Pour dénoncer ce carcan, la photographe a eu l’idée de faire poser des jeunes femmes dans des positions incongrues et loufoques. Pour recruter ses modèles, elle poste sur Internet une annonce leur demandant de venir avec des vêtements qui « font dame ». En échange, elle leur promet une bouteille de vin et un tirage photo. Les quarante filles qui répondent à l’appel se retrouvent donc à se contorsionner dans des postures dérisoires, absurdes, dysfonctionnelles parfois. « Je voulais qu’elles aient l’air puissantes et décalées à la fois, qu’elles montrent qu’on n’a pas à être conformiste », résume Roos Quakernaat.

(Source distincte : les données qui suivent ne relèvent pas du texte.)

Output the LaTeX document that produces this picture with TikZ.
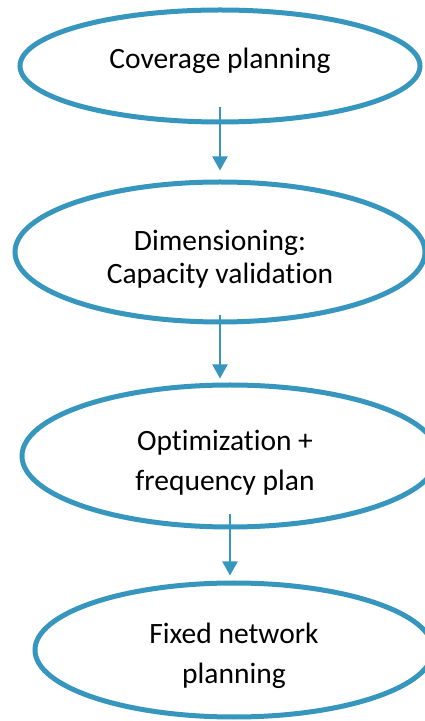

Une partie de ces poses lui a été inspirée par le chapitre Gymnastique du manuel de la bonne ménagère. « Au début, j’avais en tête les positions que je voulais que ces femmes prennent, mais finalement, je les ai laissées faire. Dans chaque photo, il y a beaucoup d’elles », raconte la photographe.

Les mauvaises ménagères

Les visages sont cachés. « Je voulais garder un certain anonymat. Le fait de masquer les visages permet de voir ces femmes soit comme des sujets, soit comme des objets », poursuit Roos Quakernaat. Après avoir photographié ses modèles, l’artiste a réalisé des associations entre ses clichés de femmes débridées des années 2000 et ceux d’intérieurs extraits du livre. Comme un appel à une révolution permanente. N’allez pas pour autant lui parler de féminisme. « C’est plus une recherche sur ma propre sexualité que du féminisme pur et dur, glisse-t-elle, elliptique. Je montre peut-être ma propre insécurité. Je ne sais pas si je parviens moi-même à me libérer des règles. » « Être une femme libérée, tu sais, c’est pas si facile », disait la chanson.